9. Dans I’m Goin’ Down, le narrateur déprime (comme l’indique le titre) parce qu’il s’est pris une veste suite aux avances faites à sa girlfriend… Il s’agit de nouveau d’un rock, qui fait la part belle aux guitares, bien soutenues par une section rythmique puissante.
10. Glory Days évoque – de façon fictive – les années d’adolescence de Bruce SPRINGSTEEN. Celui-ci rencontre un ancien ami qui aurait pu être un grand joueur de baseball, puis il retrouve une femme qu’il avait connu au lycée, bref la nostalgie domine ce morceau mais sur un ton jovial et teinté d’humour. Le riff d’intro repris à l’orgue par Danny FEDERICI ainsi que l’omniprésence de VAN ZANDT (guitares, mandoline, harmonies vocales, chant) caractérisent ce morceau.

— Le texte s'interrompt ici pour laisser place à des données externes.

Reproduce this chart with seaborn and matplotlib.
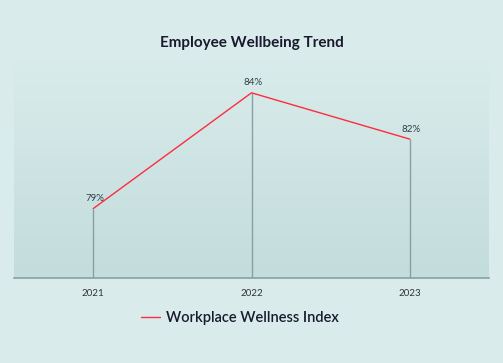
import numpy as np
import pandas as pd
import seaborn as sns
import matplotlib.pyplot as plt
from matplotlib.colors import LinearSegmentedColormap

years = ['2021', '2022', '2023']
wellness = [79, 84, 82]
series_name = 'Workplace Wellness Index'

df = pd.DataFrame({'year': years, 'value': wellness})

sns.set_theme(style='white')
plt.rcParams['font.family'] = ['Lato', 'DejaVu Sans']

bg = '#d9eceb'
fig = plt.figure(figsize=(5.03, 3.63), dpi=100, facecolor=bg)
ax = fig.add_axes([0.028, 0.234, 0.944, 0.606])
ax.set_facecolor(bg)

# gradient panel behind the line
cmap = LinearSegmentedColormap.from_list('g', ['#c3dcdc', '#d9eceb'])
grad = np.linspace(0, 1, 256).reshape(-1, 1)
ax.imshow(grad, cmap=cmap, aspect='auto', extent=[0, 1, 0, 1],
          transform=ax.transAxes, origin='lower', zorder=0)

sns.lineplot(data=df, x='year', y='value', color='#ff2b3f', linewidth=1,
             label=series_name, ax=ax, zorder=3)
ax.vlines(years, 76, wellness, color='#8a9fa3', linewidth=1, zorder=2)

for yr, v in zip(years, wellness):
    ax.annotate(f'{v}%', (yr, v), xytext=(1, 4), textcoords='offset points',
                ha='center', va='bottom', fontsize=7, color='#2f3e46')

ax.set_xlim(-0.5, 2.5)
ax.set_ylim(76, 85.5)
ax.set_yticks([])
ax.set_xlabel('')
ax.set_ylabel('')
for s in ['top', 'right', 'left']:
    ax.spines[s].set_visible(False)
ax.spines['bottom'].set_color('#8a9fa3')
ax.spines['bottom'].set_linewidth(1.2)
ax.tick_params(axis='x', length=0, pad=8, labelsize=7, labelcolor='#333333')

fig.text(0.5, 1 - 43 / 363, 'Employee Wellbeing Trend', ha='center', va='center',
         fontsize=11, fontweight='bold', color='#1a1a2e')

ax.get_legend().remove()
h, l = ax.get_legend_handles_labels()
fig.legend(h, l, loc='center', bbox_to_anchor=(0.477, 1 - 318 / 363), frameon=False,
           prop={'size': 10.5, 'weight': 'semibold'}, handlelength=1.3,
           handletextpad=0.4, labelcolor='#1a1a2e')

fig.savefig('out.png', dpi=100, facecolor=bg)
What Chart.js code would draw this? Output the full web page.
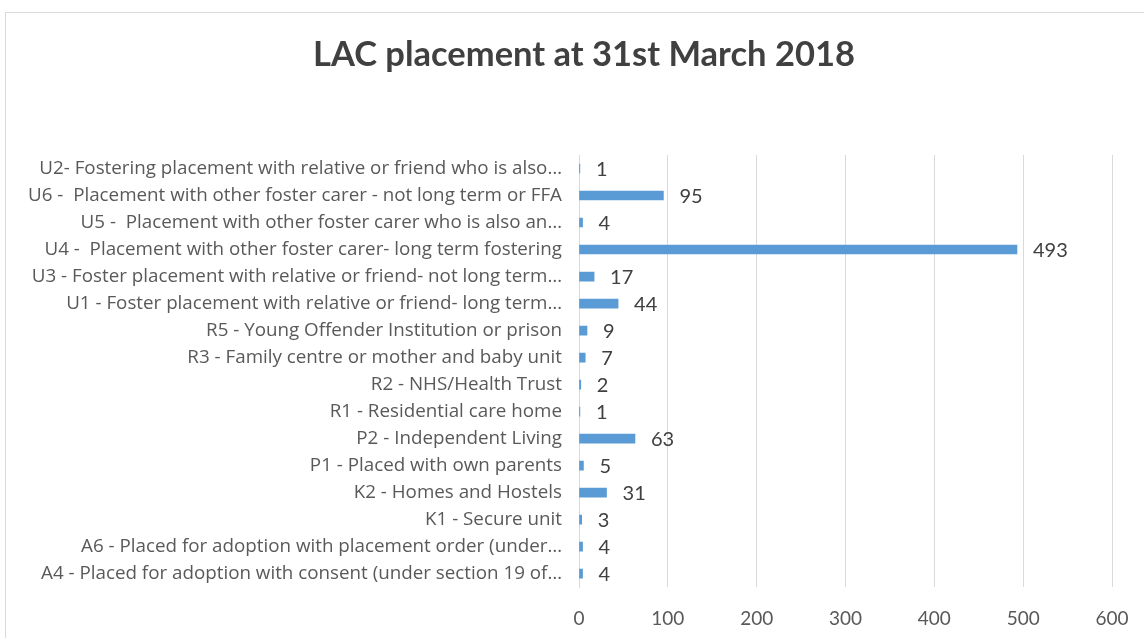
<!DOCTYPE html>
<html lang="en">
<head>
  <meta charset="UTF-8" />
  <title>LAC placement at 31st March 2018</title>
  <script src="https://cdn.jsdelivr.net/npm/chart.js"></script>
  <style>
    html, body { margin: 0; padding: 0; background: #fff; }
    #wrap { width: 1144px; height: 638px; }
  </style>
</head>
<body>
  <div id="wrap"><canvas id="lacChart" width="1144" height="638"></canvas></div>

  <script>
    const categories = [
      'U2- Fostering placement with relative or friend who is also…',
      'U6 -  Placement with other foster carer - not long term or FFA',
      'U5 -  Placement with other foster carer who is also an…',
      'U4 -  Placement with other foster carer- long term fostering',
      'U3 - Foster placement with relative or friend- not long term…',
      'U1 - Foster placement with relative or friend- long term…',
      'R5 - Young Offender Institution or prison',
      'R3 - Family centre or mother and baby unit',
      'R2 - NHS/Health Trust',
      'R1 - Residential care home',
      'P2 - Independent Living',
      'P1 - Placed with own parents',
      'K2 - Homes and Hostels',
      'K1 - Secure unit',
      'A6 - Placed for adoption with placement order (under…',
      'A4 - Placed for adoption with consent (under section 19 of…'
    ];
    const placements = [1, 95, 4, 493, 17, 44, 9, 7, 2, 1, 63, 5, 31, 3, 4, 4];
    const xTicks = [0, 100, 200, 300, 400, 500, 600];
    const chartTitle = 'LAC placement at 31st March 2018';

    const FONT = 'Lato, "Open Sans", sans-serif';
    const LABEL_FONT = '"Open Sans", Lato, sans-serif';

    // grey frame round the whole chart + the title (the office chart centres it on its wider frame)
    const frame = {
      id: 'frame',
      beforeDraw(chart) {
        const c = chart.ctx;
        c.save();
        c.fillStyle = '#fff';
        c.fillRect(0, 0, chart.width, chart.height);
        c.strokeStyle = '#d9d9d9';
        c.lineWidth = 1;
        c.strokeRect(5.5, 12.5, chart.width + 10, chart.height + 10);
        c.font = 'bold 34.5px ' + FONT;
        c.fillStyle = '#404040';
        c.textAlign = 'center';
        c.textBaseline = 'middle';
        c.fillText(chartTitle, 584, 55);
        c.restore();
      }
    };

    // value labels just past the end of each bar
    const valueLabels = {
      id: 'valueLabels',
      afterDatasetsDraw(chart) {
        const c = chart.ctx;
        const meta = chart.getDatasetMeta(0);
        c.save();
        c.font = '20px ' + FONT;
        c.fillStyle = '#404040';
        c.textAlign = 'left';
        c.textBaseline = 'middle';
        meta.data.forEach((bar, i) => {
          c.fillText(String(placements[i]), bar.x + 16, bar.y + 1);
        });
        c.restore();
      }
    };

    new Chart(document.getElementById('lacChart'), {
      type: 'bar',
      data: {
        labels: categories,
        datasets: [{
          data: placements,
          backgroundColor: '#5b9bd5',
          barThickness: 9
        }]
      },
      plugins: [frame, valueLabels],
      options: {
        indexAxis: 'y',
        responsive: false,
        animation: false,
        layout: { padding: { left: 5, right: 32, top: 155, bottom: -12 } },
        plugins: {
          legend: { display: false },
          tooltip: { enabled: false },
          title: { display: false }
        },
        scales: {
          x: {
            min: 0,
            max: 600,
            afterBuildTicks(scale) { scale.ticks = xTicks.map(v => ({ value: v })); },
            afterFit(scale) { scale.paddingRight = 0; },
            grid: { color: '#d9d9d9', drawTicks: false },
            border: { display: false },
            ticks: { color: '#595959', font: { family: FONT, size: 19 }, padding: 20 }
          },
          y: {
            grid: { display: false },
            border: { display: true, color: '#d9d9d9' },
            afterFit(scale) { scale.width = 574; },
            ticks: {
              color: '#595959',
              font: { family: LABEL_FONT, size: 18.8 },
              padding: 9,
              autoSkip: false
            }
          }
        }
      }
    });
  </script>
</body>
</html>
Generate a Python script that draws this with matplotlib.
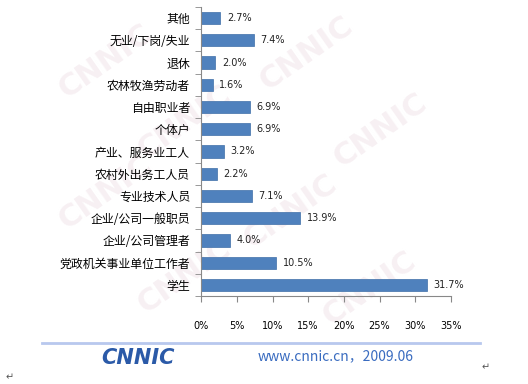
import matplotlib.pyplot as plt
from matplotlib.ticker import FixedLocator

plt.rcParams['font.family'] = ['Noto Sans CJK SC', 'DejaVu Sans']

# 职业分布（由下到上）
occupations = ['学生', '党政机关事业单位工作者', '企业/公司管理者', '企业/公司一般职员',
               '专业技术人员', '农村外出务工人员', '产业、服务业工人', '个体户',
               '自由职业者', '农林牧渔劳动者', '退休', '无业/下岗/失业', '其他']
shares = [31.7, 10.5, 4.0, 13.9, 7.1, 2.2, 3.2, 6.9, 6.9, 1.6, 2.0, 7.4, 2.7]
xticks = [0, 5, 10, 15, 20, 25, 30, 35]

fig = plt.figure(figsize=(5.28, 3.84), dpi=100)

# 水印
for (wx, wy) in [(0.2, 0.84), (0.58, 0.86), (0.35, 0.68), (0.72, 0.66),
                 (0.2, 0.5), (0.55, 0.45), (0.35, 0.28), (0.7, 0.25)]:
    fig.text(wx, wy, 'CNNIC', fontsize=22, color='#f7f0f3', rotation=35,
             ha='center', va='center', fontweight='bold', family='DejaVu Sans', zorder=-5)

ax = fig.add_axes([0.381, 0.229, 0.473, 0.753])
ax.set_zorder(2)
ax.patch.set_alpha(0)
y = range(len(occupations))
ax.barh(y, shares, height=0.55, color='#4f81bd', edgecolor='#3f6fa8', linewidth=0.5)
for i, v in enumerate(shares):
    ax.text(v + 0.9, i, f'{v:.1f}%', va='center', ha='left', fontsize=7,
            family='DejaVu Sans', color='#222222')

ax.set_xlim(0, 35)
ax.set_ylim(-0.5, len(occupations) - 0.5)
ax.set_xticks(xticks)
ax.set_xticklabels([f'{t}%' for t in xticks], fontsize=7, family='DejaVu Sans')
ax.set_yticks(list(y))
ax.set_yticklabels(occupations, fontsize=8.6)
ax.yaxis.set_minor_locator(FixedLocator([i - 0.5 for i in range(len(occupations) + 1)]))
ax.tick_params(axis='y', which='major', length=0, pad=8)
ax.tick_params(axis='y', which='minor', length=4, color='#888888')
ax.tick_params(axis='x', length=4, color='#888888', pad=14)
for s in ['top', 'right']:
    ax.spines[s].set_visible(False)
for s in ['left', 'bottom']:
    ax.spines[s].set_color('#888888')
    ax.spines[s].set_linewidth(0.8)

# 底部标识
fig.add_artist(plt.Line2D([0.08, 0.91], [0.107, 0.107], color='#b8c8ee', linewidth=2))
fig.text(0.262, 0.068, 'CNNIC', fontsize=15, color='#2b5aa8', fontweight='heavy',
         fontstyle='italic', family='DejaVu Sans', ha='center', va='center')
fig.text(0.488, 0.073, 'www.cnnic.cn，2009.06', fontsize=10, color='#3a6cc0',
         ha='left', va='center')
fig.text(0.01, 0.01, '↵', fontsize=7, color='#555555', family='DejaVu Sans')
fig.text(0.912, 0.035, '↵', fontsize=7, color='#555555', family='DejaVu Sans')

fig.savefig('out.png', dpi=100)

11. 1er single de Born in the U.S.A. Dancing in the Dark a été enregistré au dernier moment, à la demande du producteur Jon LANDAU qui voulait un hit pour l’album. Cette chanson évoque la difficulté de créer (ou d’écrire un tube^^) alors que le Boss est dans une grande lassitude physique et morale. Pour autant, la musique, légère et dansante, contraste avec la tristesse des paroles. En outre, le synthé de Roy BITTAN domine littéralement les autres instruments.
12. Avec My Hometown SPRINGSTEEN raconte ses souvenirs dans sa ville natale : son enfance avec son père, son adolescence marquée par les tensions entre Noirs et Blancs, la fermeture de l’usine puis son départ de Freehold. Le synthé de BITTAN domine encore les arrangements tandis que l’ambiance est nostalgique et la voix du Boss émouvante.
Born in the U.S.A. sort le 4 juin 1984 et les chiffres qui vont suivre donnent le tournis : N°1 dans une dizaine de pays, 7 singles classés dans le Top 10 Billboard Chart et près de 30 millions d’albums vendus (notamment grâce à une tournée mondiale de 156 dates).
Ni le rock, ni les USA, ni Bruce SPRINGSTEEN lui-même ne se sont jamais tout à fait remis du succès phénoménal de ce disque.